P13C-3828:
Polarimetric Studies of Solar Light Scattered by Interplanetary Dust Particles and the Eye-Sat Project
Abstract:
Studying intensity and linear polarization of the solar light scattered by interplanetary dust is of interest for various reasons. This so-called zodiacal light constitutes a faint polarized glow that constitutes a changing foreground for observations of faint extended astronomical sources. Besides, analysis of its polarization provides information on properties of the dust particles, such as spatial density, morphology and complex refractive index. Previous observations, mostly from the Earth and with a resolution in the 10° range, have been used to infer that the local polarization at 90° phase angle increases with increasing solar distance. Numerical simulations suggest that, in the inner solar system, interplanetary dust particles consist of a mixture of absorbing and less absorbing materials, and that radial changes originate in a decrease of organic materials with decreasing solar distance under alteration or evaporation processes.To improve the quality of data on zodiacal light polarimetry, Eye-Sat nanosat is being developed in the context of the JANUS CNES cubesats program for students. The project is now in phase C-D, for a piggy-back launch in 2016. Eye-Sat triple cubesat is anticipated to demonstrate the feasibility of a series of new on-board technologies. Moreover, during its one-year mission, zodiacal light intensity and polarization are to be measured, for the first time with a spatial resolution of about 1° over a wide portion of the sky and in four different wavelengths (visible to near-IR), leading to a better assessment of interplanetary dust properties.

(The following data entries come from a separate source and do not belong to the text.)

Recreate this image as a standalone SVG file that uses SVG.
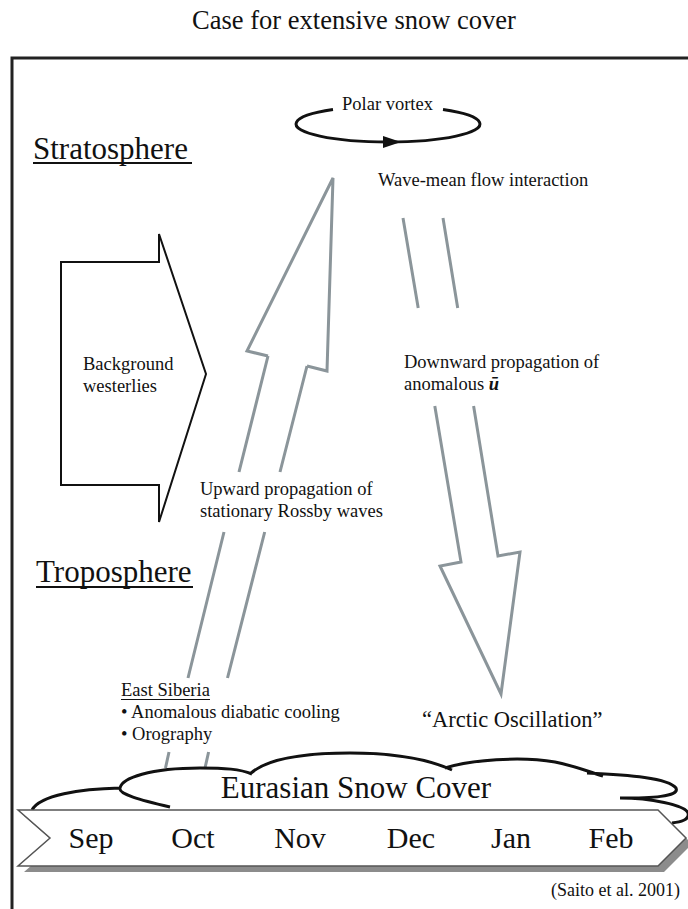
<svg xmlns="http://www.w3.org/2000/svg" width="688" height="909" viewBox="0 0 688 909">
<style>
text{font-family:"Liberation Serif","Times New Roman",serif;fill:#111}
.lbl{font-size:18.5px}
.big{font-size:31px}
.mon{font-size:30px;text-anchor:middle}
.gray{fill:none;stroke:#8b959a;stroke-width:3;stroke-linejoin:miter}
.blk{fill:none;stroke:#111;stroke-width:3}
.ul{stroke:#111}
</style>
<rect width="688" height="909" fill="#fff"/>
<text x="354" y="29" font-size="26.5" text-anchor="middle">Case for extensive snow cover</text>
<path d="M688,58 H12 V909" fill="none" stroke="#222" stroke-width="3"/>

<g id="labels">
<text x="33" y="159" class="big">Stratosphere</text>
<line x1="33" y1="163" x2="192" y2="163" class="ul" stroke-width="2"/>
<text x="36" y="582" class="big">Troposphere</text>
<line x1="36" y1="587" x2="193" y2="587" class="ul" stroke-width="2"/>
</g>

<g id="polar-vortex">
<path d="M443,109.6 A92,18 0 1 1 333,109.6" class="blk"/>
<polygon points="383,136 401,142 383,148" fill="#111"/>
<text x="342" y="110" class="lbl">Polar vortex</text>
</g>

<g id="wave-mean">
<text x="378" y="186" class="lbl">Wave-mean flow interaction</text>
</g>

<g id="westerlies">
<polygon points="61,262 159,262 159,234 206,374 159,522 159,485 61,485" fill="#fff" stroke="#111" stroke-width="2"/>
<text x="83" y="370" class="lbl">Background</text>
<text x="83" y="392" class="lbl">westerlies</text>
</g>

<g id="connectors">
<path id="upward" class="gray" d="M268,356 L247,351 L333,178 L327,371 L307,366 M268,356 L239,472 M224,532 L188,678 M169,752 L165.5,768 M307,366 L280,472 M264.7,532 L227.5,678 M208.6,752 L205,768"/>
<path id="downward" class="gray" d="M403,218 L418.2,308 M434.8,406 L461,562 L440,566 L501,694 L520,552 L498,556 L473.6,406 M457.7,308 L443,218"/>
</g>

<g id="upward-label">
<text x="200" y="495" class="lbl">Upward propagation of</text>
<text x="200" y="517" class="lbl">stationary Rossby waves</text>
</g>

<g id="downward-label">
<text x="404" y="368" class="lbl">Downward propagation of</text>
<text x="404" y="390" class="lbl">anomalous <tspan font-weight="bold" font-style="italic">ū</tspan></text>
</g>

<g id="east-siberia">
<text x="121" y="696" class="lbl">East Siberia</text>
<line x1="121" y1="699.5" x2="210" y2="699.5" class="ul" stroke-width="1.2"/>
<text x="121" y="718" class="lbl">• Anomalous diabatic cooling</text>
<text x="121" y="740" class="lbl">• Orography</text>
</g>

<g id="arctic-oscillation">
<text x="422" y="727" font-size="22.5">“Arctic Oscillation”</text>
</g>

<g id="snow-cover">
<path class="blk" d="M32,810 C40,795 80,789 120,788 M170,807 C140,800 118,794 120,788 C122,778 150,768 200,768 C225,768 240,769 252,774 M250,774 C265,760 300,753 350,753 C400,753 430,760 452,770 M445,768 C470,760 520,756 555,762 C575,766 590,772 603,776 M587,773 C630,775 668,778 676,788 C680,797 650,798 620,798 M620,798 C650,798 685,805 688,813 C690,820 680,822 672,823"/>
<text x="356" y="798" class="big" text-anchor="middle">Eurasian Snow Cover</text>
</g>

<g id="timeline">
<polygon points="24,816 664,816 692,844 664,872 24,872 56,844" fill="#8c8c8c"/>
<polygon points="18,810 658,810 686,838 658,866 18,866 50,838" fill="#fff" stroke="#555" stroke-width="1.5"/>
<text x="91" y="848" class="mon">Sep</text>
<text x="193" y="848" class="mon">Oct</text>
<text x="300" y="848" class="mon">Nov</text>
<text x="411" y="848" class="mon">Dec</text>
<text x="511" y="848" class="mon">Jan</text>
<text x="611" y="848" class="mon">Feb</text>
</g>

<text x="680" y="896" font-size="18" text-anchor="end">(Saito et al. 2001)</text>
</svg>
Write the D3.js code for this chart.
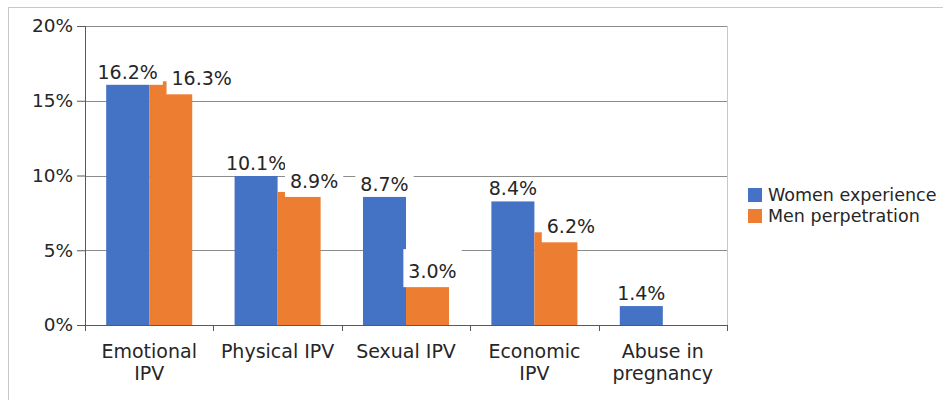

Finally, a significant fraction of the interplanetary dust is estimated to come from comets, the most pristine objects to be found in the inner solar system. While similarities have indeed been noticed between polarimetric properties of interplanetary and cometary dust particles, the latter being currently extensively documented by the Rosetta mission to comet 67P/Churyumov-Gerasimenko, further studies of interplanetary dust should provide a better insight on possible delivery of carbonaceous particles on telluric planets through dust impacts at an epoch of heavy bombardment, and thus to the early solar system evolution.
Support from CNES is warmly acknowledged.